ECB Norms Violation . Rs 125 Crores was slapped on Reliance Infrastructure by RBI
Under FEMA guidelines issued in 2000, and as well as under RBI Master circular on ECB 07/09/10 dated 1-7-2010 , a borrower is required to keep ECB funds parked abroad till the actual requirement in India. Further, as per RBI norms, a borrower cannot utilize the funds for any other purpose as there is end use restrictions for ECB.
However, Reliance Infrastructure now Reliance Energy has parked its foreign loan proceeds worth $300 million with its mutual fund in India for 315 days, and then repatriated the money abroad to a joint venture company. These actions, according to an RBI , violated various provisions of the Foreign Exchange Management Act (FEMA).

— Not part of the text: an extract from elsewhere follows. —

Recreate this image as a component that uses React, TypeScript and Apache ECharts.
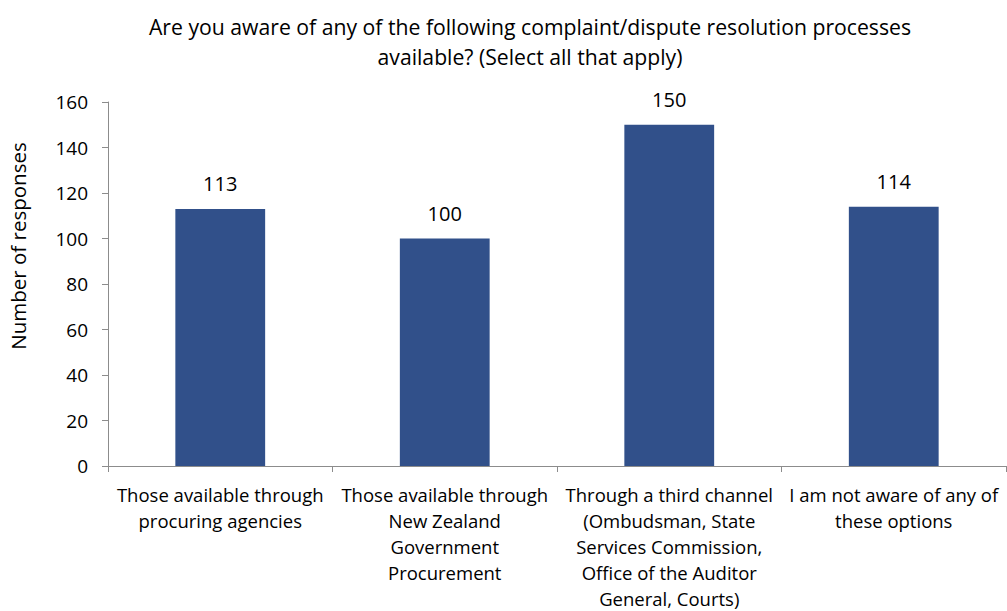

Reliance Energy admitted that there was contravention and sought compounding. The company said due to unforeseen circumstances, its Dadri power project was delayed. Therefore, the ECB proceeds of $300 million were bought to India and was parked in liquid debt mutual fund schemes, it added.
Afterward, Reliance Energy repatriated the above sum for alternate use of investment in an overseas joint venture on March 5, 2008.
In doing so, Reliance had not applied for prior approval of RBI as it contravened the end use restrictions and also it repatriated the ECB funds for investments in its overseas joint venture without prior approval of RBI.
For the justification of its levy of fine of Rs 125 Crores , RBI viewed that as the Reliance has made additional income of Rs 124 crores by parking its ECB in its mutual funds in contravention of ECB end use restrictions , Reliance Energy was liable to pay a fine of Rs 124.68 crores.